Appeal under s. 116-A of the Representation of the People
Act, 1951 from the judgment and order dated May 23, 1968-of
the Allahabad High Court in Election Petition No. 40 of
1967.
Danial Latifi, S. J. Hyder, Rajindra Singh and M. I.
Khowaja, for the appellant.
Veda Vyasa, K. K. Jain, H. K. Puri, G. N. Dikshit, R. N.
Dikshit, S. N. Sinha, K. C. Sharma and M. K. Garg, for the
respondent.
The Judgment of the Court was delivered by
Hegde, J. This appeal under s. 116A of the Representation,
of the People Act, 1951 arises from the decision in Election
Petition No. 40 of 1967 on the file of the High Court of
Judicature at Allahabad. In that petition the appellant
challenged the election of the respondent to the U.P.
Legislative Assembly from Iglas Constituency in the general
election held in February 1967. In that election the
appellant, the respondent and four others contested. The
respondent secured 10,705 votes more than the appellant.
Other candidates secured less votes than the appellant. The
appellant challenged the election of the respondent on
various grounds, most of which were given up either in the
trial court or in this Court. The High Court dismissed the
election petition. Against that order the appellant has
come up in appeal.
Before going into the merits of the appeal, it is necessary
to deal with the preliminary objections to the appeal, taken
by the respondent. The first objection taken was that the
petition was not maintainable as it was not properly
presented. The second objection was that the petition
ceased to be maintainable as a result of the dissolution of
the U.P. Legislative Assembly as per the President’s
Proclamation of April 15, 1968 under Art. 356(1) of the
Constitution. That Proclamation was issued during the
pendency of this election petition before the High Court.
The High Court rejected both those contentions but those
contentions were again pressed for acceptance at the hearing
of this appeal.
The High Court has found as a fact that the election
petition was presented to the registry by an advocate’s
clerk in the immediate presence of the petitioner.

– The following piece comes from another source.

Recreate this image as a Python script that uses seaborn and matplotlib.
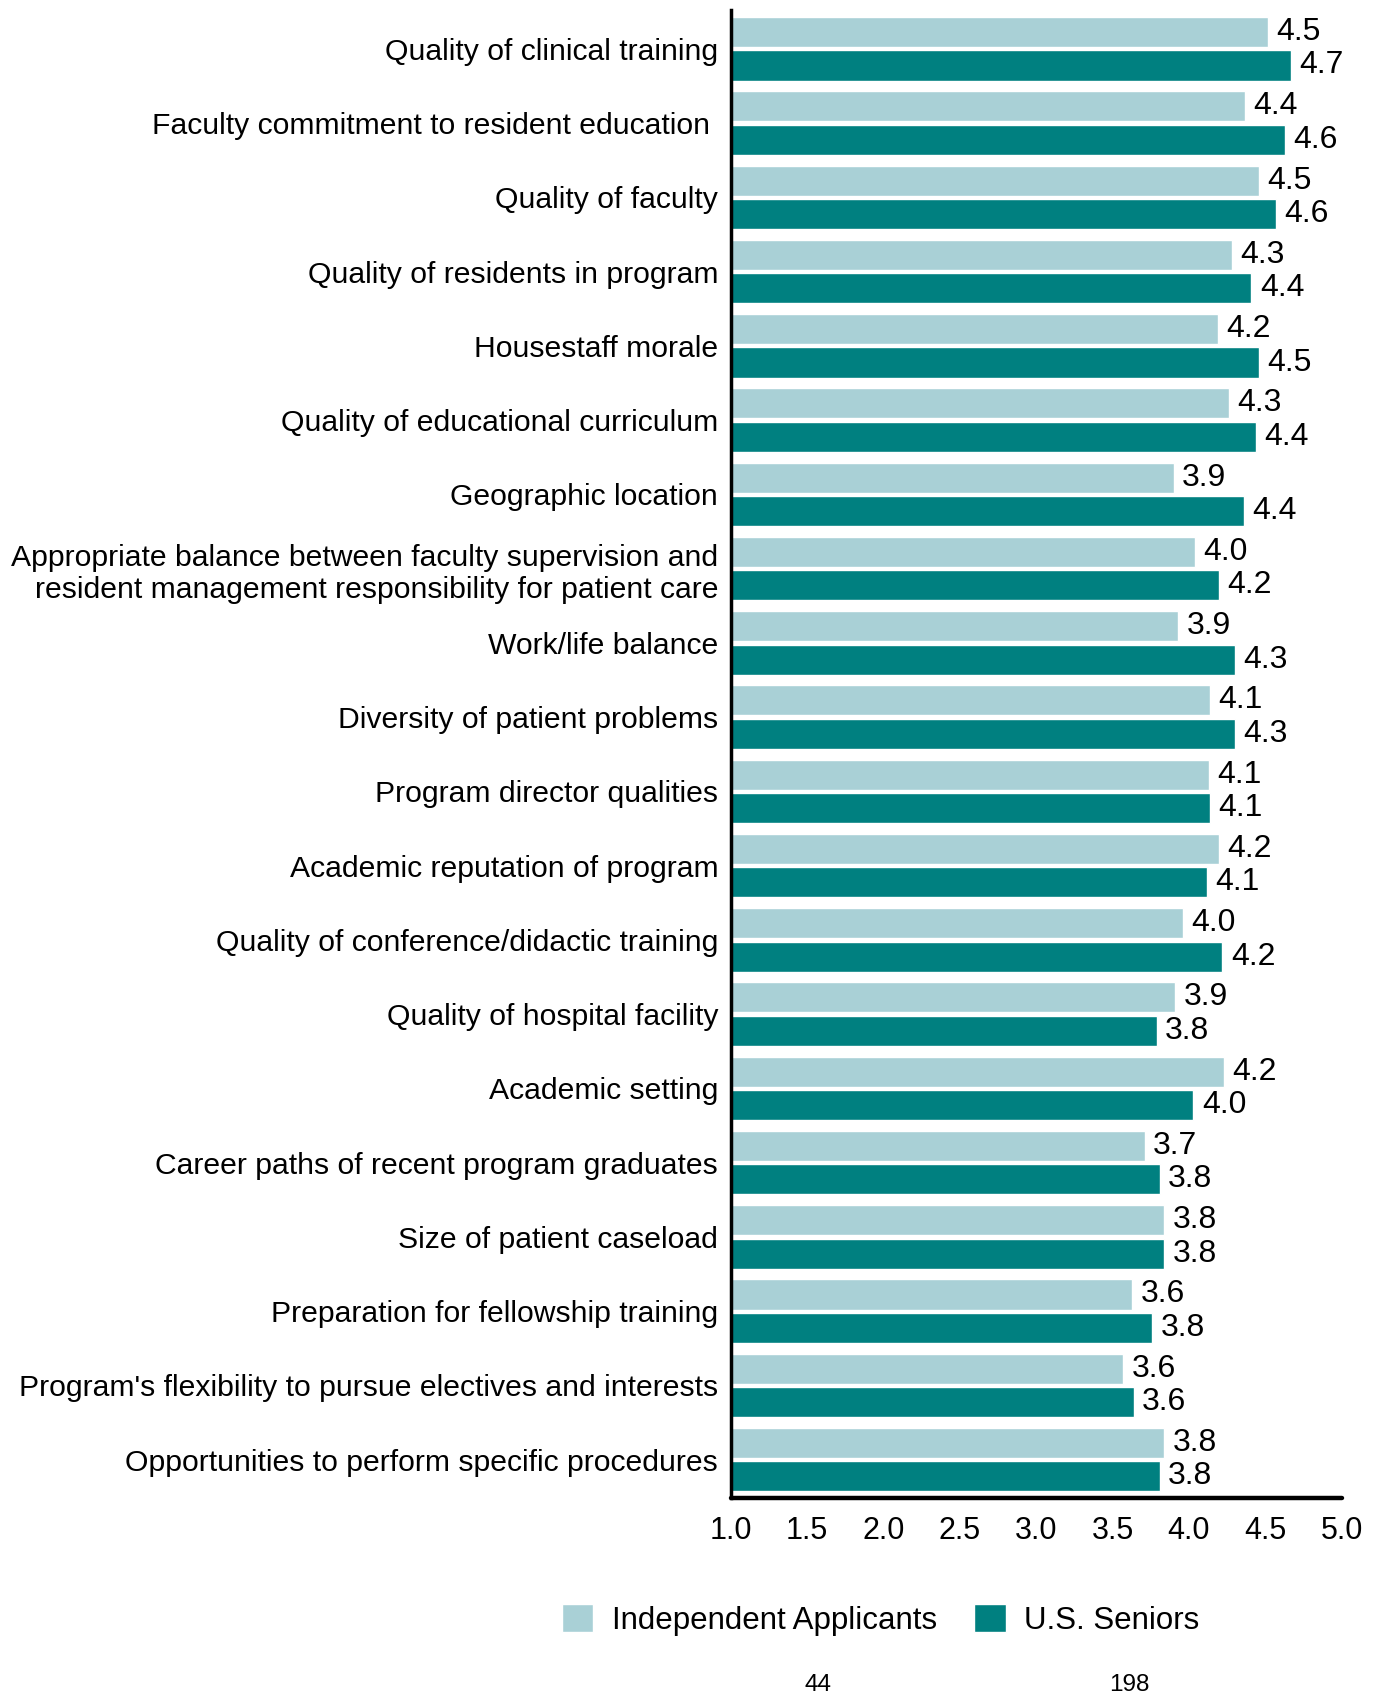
import matplotlib
matplotlib.use("Agg")
import matplotlib.pyplot as plt
import seaborn as sns
import pandas as pd
from matplotlib.patches import Patch

categories = [
    "Quality of clinical training",
    "Faculty commitment to resident education ",
    "Quality of faculty",
    "Quality of residents in program",
    "Housestaff morale",
    "Quality of educational curriculum",
    "Geographic location",
    "Appropriate balance between faculty supervision and\nresident management responsibility for patient care",
    "Work/life balance",
    "Diversity of patient problems",
    "Program director qualities",
    "Academic reputation of program",
    "Quality of conference/didactic training",
    "Quality of hospital facility",
    "Academic setting",
    "Career paths of recent program graduates",
    "Size of patient caseload",
    "Preparation for fellowship training",
    "Program's flexibility to pursue electives and interests",
    "Opportunities to perform specific procedures",
]
independent = [4.52, 4.37, 4.46, 4.28, 4.19, 4.26, 3.90, 4.04, 3.93, 4.14,
               4.13, 4.20, 3.96, 3.91, 4.23, 3.71, 3.84, 3.63, 3.57, 3.84]
seniors = [4.67, 4.63, 4.57, 4.41, 4.46, 4.44, 4.36, 4.20, 4.30, 4.30,
           4.14, 4.12, 4.22, 3.79, 4.03, 3.81, 3.84, 3.76, 3.64, 3.81]
series_names = ["Independent Applicants", "U.S. Seniors"]
counts = ["44", "198"]
xticks = [1.0, 1.5, 2.0, 2.5, 3.0, 3.5, 4.0, 4.5, 5.0]

light = "#A9D0D6"
dark = "#008080"

df = pd.DataFrame({
    "category": categories * 2,
    "value": independent + seniors,
    "group": [series_names[0]] * len(categories) + [series_names[1]] * len(categories),
})

sns.set_style("white")
plt.rcParams["font.family"] = ["Liberation Sans", "DejaVu Sans"]
plt.rcParams["text.color"] = "black"
plt.rcParams["xtick.color"] = "black"
plt.rcParams["ytick.color"] = "black"

fig = plt.figure(figsize=(13.76, 16.96), dpi=100)
ax = fig.add_axes([0.531, 0.117, 0.444, 0.877])

sns.barplot(data=df, y="category", x="value", hue="group", order=categories,
            hue_order=series_names, palette=[light, dark], orient="h",
            width=0.9, gap=0.1, ax=ax, legend=False, saturation=1)

for cont in ax.containers:
    ax.bar_label(cont, labels=[f"{v:.1f}" for v in cont.datavalues],
                 padding=6, fontsize=23, color="black")

ax.set_xlim(1.0, 5.0)
ax.set_ylim(19.51, -0.52)
ax.set_xticks(xticks)
ax.set_xticklabels([f"{t:.1f}" for t in xticks], fontsize=22)
ax.tick_params(axis="y", labelsize=21.7, length=0, pad=9)
ax.tick_params(axis="x", length=0, pad=13)
ax.set_xlabel("")
ax.set_ylabel("")
for lab in ax.get_yticklabels():
    lab.set_horizontalalignment("right")
    lab.set_multialignment("right")
    lab.set_linespacing(1.2)

for s in ["top", "right"]:
    ax.spines[s].set_visible(False)
ax.spines["left"].set_color("black")
ax.spines["left"].set_linewidth(2.5)
ax.spines["bottom"].set_color("black")
ax.spines["bottom"].set_linewidth(3.2)
ax.spines["bottom"].set_capstyle("round")

handles = [Patch(facecolor=light, label=series_names[0]),
           Patch(facecolor=dark, label=series_names[1])]
fig.legend(handles=handles, loc="center", bbox_to_anchor=(0.640, 0.045),
           ncol=2, frameon=False, fontsize=22.5, handlelength=1.0,
           handleheight=1.0, handletextpad=0.6, columnspacing=1.2)

fig.text(818 / 1376, 1 - 1685 / 1696, counts[0], ha="center", va="center", fontsize=17.5)
fig.text(1129 / 1376, 1 - 1685 / 1696, counts[1], ha="center", va="center", fontsize=17.5)

fig.savefig("out.png", dpi=100, facecolor="white")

Therefore, in substance though not in form, it was presented
by the petitioner himself. Hence the requirement of the law
was fully satisfied.
We are unable to accept the contention of Mr. Veda Vyasa,
learned Counsel for the respondent that the petition must be
held
419
to have become infructuous in view of the dissolution of the
assembly. In this proceeding we are considering the
validity of the election of the respondent and not whether
he is continuing as a member. If the contention of the
appellant that the respondent was guilty of corrupt
practices during the election is found to be true then not
only his election will be declared void, he is also liable
to incur certain electoral disqualifications. The purity of
elections is of utmost importance in a democratic set-up.
No one can be allowed to corrupt the course of an election
and get away with it either by resigning his membership or
because of the fortuitous circumstance of the assembly
having been dissolved. The public are interested in seeing
that those who had corrupted the course of an election are
dealt with in accordance with law. That purpose will stand
defeated if we accept the contention of Mr. Veda Vyasa.
The election petitions in this country are solely regulated
by statutory provisions. Hence unless it is shown that some
statutory provision directly or by necessary implication
prescribes that the pending election petitions stand abated
because of the dissolution of the Assembly, the contention
of the respondent cannot be accepted.
Section 80 provides that no election shall- be called in
question except by an election petition presented in
accordance with the provisions of the Act. Section 81 (1)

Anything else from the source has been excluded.